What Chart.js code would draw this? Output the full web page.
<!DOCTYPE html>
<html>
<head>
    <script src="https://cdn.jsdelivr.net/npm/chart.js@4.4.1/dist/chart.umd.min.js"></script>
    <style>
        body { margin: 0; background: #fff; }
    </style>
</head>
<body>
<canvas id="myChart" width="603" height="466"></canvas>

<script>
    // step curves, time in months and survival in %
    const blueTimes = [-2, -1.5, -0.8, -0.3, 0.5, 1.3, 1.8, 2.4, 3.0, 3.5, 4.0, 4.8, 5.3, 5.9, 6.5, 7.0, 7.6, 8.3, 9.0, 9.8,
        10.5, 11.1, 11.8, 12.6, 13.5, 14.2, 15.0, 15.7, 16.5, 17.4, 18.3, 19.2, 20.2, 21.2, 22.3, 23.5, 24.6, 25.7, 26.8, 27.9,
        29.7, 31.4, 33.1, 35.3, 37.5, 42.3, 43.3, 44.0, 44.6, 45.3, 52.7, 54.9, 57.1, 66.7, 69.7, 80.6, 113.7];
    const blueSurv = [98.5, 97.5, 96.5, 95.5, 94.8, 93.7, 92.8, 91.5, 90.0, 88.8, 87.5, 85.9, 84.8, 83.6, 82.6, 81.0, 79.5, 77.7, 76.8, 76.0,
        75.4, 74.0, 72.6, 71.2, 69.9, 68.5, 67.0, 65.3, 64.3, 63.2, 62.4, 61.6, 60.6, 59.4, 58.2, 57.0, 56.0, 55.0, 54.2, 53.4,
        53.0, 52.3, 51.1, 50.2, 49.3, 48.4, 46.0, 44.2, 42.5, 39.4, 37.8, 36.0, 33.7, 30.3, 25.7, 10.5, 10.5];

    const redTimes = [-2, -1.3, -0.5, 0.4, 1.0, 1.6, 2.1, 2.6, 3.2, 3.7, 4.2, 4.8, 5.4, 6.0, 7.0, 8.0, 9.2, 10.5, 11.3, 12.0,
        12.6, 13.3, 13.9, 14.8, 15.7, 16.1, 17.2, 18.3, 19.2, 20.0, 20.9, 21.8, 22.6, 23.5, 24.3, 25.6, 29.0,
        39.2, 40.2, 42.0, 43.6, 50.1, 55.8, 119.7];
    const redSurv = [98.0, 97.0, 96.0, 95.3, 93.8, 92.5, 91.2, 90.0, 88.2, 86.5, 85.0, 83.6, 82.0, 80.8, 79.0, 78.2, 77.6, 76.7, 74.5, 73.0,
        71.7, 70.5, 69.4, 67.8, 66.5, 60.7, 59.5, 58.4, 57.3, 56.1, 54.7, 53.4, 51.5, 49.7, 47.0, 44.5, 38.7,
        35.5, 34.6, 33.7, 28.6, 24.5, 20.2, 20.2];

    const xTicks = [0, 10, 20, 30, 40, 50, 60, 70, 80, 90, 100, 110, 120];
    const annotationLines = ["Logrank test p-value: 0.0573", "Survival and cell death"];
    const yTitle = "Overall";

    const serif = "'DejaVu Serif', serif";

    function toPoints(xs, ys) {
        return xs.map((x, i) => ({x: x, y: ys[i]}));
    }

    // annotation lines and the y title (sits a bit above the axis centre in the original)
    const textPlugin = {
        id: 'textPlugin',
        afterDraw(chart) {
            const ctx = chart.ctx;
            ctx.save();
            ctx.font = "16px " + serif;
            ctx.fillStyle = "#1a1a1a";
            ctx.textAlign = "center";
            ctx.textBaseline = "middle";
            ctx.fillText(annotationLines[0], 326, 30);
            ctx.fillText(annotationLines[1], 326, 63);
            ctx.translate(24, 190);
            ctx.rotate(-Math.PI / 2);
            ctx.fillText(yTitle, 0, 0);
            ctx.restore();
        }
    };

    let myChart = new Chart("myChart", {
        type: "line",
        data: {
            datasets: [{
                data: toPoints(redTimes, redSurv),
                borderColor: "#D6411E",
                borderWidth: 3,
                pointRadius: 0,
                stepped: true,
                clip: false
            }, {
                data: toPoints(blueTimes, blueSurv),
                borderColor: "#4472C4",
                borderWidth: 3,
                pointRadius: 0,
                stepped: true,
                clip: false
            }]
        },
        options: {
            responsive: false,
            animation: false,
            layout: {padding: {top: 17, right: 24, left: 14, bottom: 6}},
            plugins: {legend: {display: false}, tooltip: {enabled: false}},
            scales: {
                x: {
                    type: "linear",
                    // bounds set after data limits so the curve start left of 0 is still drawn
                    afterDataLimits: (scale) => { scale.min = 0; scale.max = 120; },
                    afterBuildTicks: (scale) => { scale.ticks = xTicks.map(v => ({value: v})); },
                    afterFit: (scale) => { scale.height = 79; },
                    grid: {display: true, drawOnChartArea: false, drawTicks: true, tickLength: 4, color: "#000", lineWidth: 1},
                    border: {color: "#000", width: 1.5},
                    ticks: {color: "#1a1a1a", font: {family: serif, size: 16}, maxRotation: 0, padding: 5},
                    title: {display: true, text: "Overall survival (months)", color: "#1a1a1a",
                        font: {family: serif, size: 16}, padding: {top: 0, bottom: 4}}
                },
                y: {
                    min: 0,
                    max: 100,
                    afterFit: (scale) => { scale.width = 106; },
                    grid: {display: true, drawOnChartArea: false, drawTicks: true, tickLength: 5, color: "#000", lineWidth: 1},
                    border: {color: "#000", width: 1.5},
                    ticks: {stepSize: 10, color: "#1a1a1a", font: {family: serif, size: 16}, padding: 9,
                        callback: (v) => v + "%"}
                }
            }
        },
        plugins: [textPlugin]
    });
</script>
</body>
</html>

==

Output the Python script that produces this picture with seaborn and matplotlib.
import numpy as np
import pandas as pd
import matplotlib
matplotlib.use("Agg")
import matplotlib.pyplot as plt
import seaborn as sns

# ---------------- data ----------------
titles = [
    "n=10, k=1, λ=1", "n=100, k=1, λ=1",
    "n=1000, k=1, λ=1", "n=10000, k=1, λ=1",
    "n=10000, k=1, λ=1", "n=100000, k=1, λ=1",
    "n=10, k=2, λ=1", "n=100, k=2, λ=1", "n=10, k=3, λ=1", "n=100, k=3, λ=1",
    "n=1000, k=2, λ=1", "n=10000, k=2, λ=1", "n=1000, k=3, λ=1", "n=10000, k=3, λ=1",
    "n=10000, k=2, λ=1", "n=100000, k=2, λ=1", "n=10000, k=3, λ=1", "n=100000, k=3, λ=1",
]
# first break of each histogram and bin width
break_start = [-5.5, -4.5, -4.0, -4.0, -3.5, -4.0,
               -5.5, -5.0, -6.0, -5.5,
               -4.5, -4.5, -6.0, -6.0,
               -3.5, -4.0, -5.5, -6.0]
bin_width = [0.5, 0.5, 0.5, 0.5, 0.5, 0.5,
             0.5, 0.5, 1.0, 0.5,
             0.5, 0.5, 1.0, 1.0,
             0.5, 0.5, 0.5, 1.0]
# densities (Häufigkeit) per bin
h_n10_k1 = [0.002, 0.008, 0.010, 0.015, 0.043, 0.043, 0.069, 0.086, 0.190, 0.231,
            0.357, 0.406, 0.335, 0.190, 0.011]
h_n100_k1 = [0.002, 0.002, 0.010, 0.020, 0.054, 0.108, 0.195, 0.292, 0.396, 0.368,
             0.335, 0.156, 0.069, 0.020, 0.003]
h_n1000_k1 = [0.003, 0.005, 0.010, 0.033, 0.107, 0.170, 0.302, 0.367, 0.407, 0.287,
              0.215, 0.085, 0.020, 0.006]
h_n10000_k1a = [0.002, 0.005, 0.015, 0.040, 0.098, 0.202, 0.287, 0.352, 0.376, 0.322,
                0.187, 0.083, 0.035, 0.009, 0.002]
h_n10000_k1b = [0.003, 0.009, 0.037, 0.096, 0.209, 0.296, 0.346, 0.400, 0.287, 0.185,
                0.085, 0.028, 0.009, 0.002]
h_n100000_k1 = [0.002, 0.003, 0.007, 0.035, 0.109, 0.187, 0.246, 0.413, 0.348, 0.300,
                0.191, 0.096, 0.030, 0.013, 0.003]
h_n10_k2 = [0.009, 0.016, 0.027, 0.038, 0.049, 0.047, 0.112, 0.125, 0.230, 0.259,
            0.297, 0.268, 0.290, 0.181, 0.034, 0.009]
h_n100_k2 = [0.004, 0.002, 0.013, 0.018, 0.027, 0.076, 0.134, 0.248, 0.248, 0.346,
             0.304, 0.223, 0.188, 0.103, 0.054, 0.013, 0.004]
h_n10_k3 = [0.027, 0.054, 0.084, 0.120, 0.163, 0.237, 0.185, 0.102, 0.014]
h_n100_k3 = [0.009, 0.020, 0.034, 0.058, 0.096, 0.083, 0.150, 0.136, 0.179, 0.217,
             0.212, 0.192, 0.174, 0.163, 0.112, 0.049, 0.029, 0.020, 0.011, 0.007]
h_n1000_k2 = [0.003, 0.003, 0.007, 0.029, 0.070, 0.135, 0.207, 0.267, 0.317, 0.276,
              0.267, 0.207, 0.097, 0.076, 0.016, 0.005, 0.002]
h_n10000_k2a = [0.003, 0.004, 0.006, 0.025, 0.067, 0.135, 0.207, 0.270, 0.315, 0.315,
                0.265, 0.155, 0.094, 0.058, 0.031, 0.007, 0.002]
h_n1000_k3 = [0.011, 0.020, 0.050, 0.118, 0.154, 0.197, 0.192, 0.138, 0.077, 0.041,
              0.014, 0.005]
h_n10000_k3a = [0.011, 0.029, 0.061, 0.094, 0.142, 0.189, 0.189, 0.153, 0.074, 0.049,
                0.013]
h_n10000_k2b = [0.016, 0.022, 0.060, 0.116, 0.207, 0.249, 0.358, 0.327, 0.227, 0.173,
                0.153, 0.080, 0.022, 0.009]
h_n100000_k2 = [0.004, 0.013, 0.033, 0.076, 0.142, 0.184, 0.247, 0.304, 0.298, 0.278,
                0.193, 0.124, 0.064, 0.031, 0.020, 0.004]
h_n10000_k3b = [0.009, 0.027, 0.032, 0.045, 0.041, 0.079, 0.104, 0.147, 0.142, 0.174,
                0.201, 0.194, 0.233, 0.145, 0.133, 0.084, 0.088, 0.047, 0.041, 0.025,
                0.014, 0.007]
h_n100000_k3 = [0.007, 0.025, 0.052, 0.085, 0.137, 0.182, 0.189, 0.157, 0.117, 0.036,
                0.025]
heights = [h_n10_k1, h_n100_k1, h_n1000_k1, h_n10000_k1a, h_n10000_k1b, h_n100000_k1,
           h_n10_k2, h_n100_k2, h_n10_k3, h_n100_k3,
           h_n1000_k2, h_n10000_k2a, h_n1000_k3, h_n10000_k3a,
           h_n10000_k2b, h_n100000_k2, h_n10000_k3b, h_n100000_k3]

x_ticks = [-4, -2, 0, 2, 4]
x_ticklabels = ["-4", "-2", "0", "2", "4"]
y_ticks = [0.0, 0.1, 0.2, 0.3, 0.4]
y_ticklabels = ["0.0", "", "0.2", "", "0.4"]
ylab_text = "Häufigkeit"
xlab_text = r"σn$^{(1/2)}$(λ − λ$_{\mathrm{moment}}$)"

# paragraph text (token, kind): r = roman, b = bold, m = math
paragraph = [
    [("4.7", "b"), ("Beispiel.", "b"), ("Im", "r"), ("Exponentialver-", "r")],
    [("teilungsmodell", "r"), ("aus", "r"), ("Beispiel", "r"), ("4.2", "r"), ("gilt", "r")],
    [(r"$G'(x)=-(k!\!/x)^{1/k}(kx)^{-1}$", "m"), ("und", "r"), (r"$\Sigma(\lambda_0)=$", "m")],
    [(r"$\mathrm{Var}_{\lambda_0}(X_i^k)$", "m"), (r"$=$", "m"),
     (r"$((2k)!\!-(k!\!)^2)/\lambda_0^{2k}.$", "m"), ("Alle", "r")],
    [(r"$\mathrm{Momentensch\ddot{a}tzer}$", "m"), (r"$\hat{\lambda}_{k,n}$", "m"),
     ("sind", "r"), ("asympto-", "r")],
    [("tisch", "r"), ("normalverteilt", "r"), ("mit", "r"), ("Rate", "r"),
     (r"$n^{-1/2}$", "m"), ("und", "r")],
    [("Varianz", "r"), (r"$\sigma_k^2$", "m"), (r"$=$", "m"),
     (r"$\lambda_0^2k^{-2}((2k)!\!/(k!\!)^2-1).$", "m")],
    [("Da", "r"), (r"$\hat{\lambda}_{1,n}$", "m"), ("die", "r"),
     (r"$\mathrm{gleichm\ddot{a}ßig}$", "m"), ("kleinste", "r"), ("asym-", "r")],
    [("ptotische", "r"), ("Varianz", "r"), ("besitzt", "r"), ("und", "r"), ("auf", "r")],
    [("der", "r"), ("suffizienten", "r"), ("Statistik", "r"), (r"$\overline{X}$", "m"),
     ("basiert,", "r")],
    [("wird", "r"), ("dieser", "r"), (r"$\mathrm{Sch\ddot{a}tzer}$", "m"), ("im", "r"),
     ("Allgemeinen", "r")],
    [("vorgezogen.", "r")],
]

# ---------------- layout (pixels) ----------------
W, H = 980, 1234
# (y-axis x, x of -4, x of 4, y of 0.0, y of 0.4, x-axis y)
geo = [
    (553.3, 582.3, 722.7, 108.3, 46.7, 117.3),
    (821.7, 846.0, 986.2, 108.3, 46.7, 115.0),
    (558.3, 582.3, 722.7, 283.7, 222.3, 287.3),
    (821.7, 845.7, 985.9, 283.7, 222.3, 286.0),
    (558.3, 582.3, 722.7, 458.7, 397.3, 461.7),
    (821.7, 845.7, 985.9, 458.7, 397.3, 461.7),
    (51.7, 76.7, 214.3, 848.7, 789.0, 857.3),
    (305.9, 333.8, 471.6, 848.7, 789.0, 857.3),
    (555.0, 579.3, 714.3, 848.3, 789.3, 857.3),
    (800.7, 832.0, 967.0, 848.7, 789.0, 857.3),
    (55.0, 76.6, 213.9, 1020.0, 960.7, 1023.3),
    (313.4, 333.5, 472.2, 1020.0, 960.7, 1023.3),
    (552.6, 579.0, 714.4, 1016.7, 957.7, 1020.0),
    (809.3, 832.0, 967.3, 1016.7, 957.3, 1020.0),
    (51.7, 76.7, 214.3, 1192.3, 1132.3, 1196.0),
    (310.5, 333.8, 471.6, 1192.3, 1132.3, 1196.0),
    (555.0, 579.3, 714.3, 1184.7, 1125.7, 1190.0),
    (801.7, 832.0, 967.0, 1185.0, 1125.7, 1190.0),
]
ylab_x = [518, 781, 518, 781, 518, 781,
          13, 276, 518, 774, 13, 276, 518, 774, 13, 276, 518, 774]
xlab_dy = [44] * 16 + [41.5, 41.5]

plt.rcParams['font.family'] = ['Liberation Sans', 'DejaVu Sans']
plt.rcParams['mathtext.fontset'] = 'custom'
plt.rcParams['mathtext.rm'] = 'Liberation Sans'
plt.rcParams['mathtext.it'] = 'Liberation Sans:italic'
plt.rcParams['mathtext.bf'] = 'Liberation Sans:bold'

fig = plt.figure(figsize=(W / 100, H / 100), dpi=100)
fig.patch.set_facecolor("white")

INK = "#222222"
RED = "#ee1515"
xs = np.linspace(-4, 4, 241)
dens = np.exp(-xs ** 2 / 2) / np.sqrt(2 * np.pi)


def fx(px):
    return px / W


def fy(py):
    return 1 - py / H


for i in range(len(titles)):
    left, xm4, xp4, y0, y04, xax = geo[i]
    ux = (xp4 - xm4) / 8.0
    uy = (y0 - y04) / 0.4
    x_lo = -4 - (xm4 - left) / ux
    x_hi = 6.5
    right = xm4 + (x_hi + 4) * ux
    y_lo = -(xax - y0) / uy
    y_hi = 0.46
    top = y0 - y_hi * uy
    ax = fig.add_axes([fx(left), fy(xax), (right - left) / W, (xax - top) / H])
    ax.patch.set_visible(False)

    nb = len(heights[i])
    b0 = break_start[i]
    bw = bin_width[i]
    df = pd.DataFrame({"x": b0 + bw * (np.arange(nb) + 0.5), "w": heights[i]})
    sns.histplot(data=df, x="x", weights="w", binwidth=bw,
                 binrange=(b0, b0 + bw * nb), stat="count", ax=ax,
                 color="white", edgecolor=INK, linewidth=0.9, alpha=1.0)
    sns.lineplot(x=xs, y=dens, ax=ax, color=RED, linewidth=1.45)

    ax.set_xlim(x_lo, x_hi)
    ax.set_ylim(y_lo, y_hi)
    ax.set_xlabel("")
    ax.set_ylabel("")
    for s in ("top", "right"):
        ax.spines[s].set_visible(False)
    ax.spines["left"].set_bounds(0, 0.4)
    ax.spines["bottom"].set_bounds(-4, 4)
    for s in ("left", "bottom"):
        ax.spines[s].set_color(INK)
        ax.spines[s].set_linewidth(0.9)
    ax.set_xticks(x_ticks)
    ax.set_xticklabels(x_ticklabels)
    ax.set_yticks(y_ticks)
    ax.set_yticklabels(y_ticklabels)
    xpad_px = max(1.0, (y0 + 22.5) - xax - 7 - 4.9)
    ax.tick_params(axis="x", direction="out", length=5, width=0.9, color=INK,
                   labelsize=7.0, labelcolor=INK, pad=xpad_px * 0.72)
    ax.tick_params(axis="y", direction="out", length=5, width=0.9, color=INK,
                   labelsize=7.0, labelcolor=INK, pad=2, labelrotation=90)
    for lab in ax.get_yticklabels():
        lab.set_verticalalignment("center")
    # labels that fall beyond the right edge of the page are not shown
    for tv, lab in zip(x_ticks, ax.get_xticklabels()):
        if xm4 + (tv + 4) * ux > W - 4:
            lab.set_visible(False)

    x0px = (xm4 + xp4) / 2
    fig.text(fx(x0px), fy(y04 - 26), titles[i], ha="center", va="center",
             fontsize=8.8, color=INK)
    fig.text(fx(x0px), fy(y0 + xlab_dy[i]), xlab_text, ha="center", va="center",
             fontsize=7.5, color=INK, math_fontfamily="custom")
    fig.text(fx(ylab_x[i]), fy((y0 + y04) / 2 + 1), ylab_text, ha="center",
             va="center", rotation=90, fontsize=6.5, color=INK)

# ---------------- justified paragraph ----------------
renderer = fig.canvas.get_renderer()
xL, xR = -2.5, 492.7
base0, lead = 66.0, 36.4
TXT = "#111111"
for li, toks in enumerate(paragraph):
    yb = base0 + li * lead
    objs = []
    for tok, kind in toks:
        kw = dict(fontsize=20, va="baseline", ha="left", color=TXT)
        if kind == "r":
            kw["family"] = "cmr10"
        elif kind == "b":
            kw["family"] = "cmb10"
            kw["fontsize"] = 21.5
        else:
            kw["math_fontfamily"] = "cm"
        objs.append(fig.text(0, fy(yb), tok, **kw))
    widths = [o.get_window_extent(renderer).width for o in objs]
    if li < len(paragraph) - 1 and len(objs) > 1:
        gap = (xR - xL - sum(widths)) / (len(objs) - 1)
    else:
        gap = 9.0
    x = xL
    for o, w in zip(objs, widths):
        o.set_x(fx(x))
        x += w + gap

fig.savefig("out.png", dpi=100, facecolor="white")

▶ _TO BE DONE_
Within the listing above, the range opens at the line with "Output the Python" and closes at the line with "import seaborn as sns". Reproduce exactly the lines of that range, including both ends.

▶ _TASK ANSWER_
Output the Python script that produces this picture with seaborn and matplotlib.
import numpy as np
import pandas as pd
import matplotlib
matplotlib.use("Agg")
import matplotlib.pyplot as plt
import seaborn as sns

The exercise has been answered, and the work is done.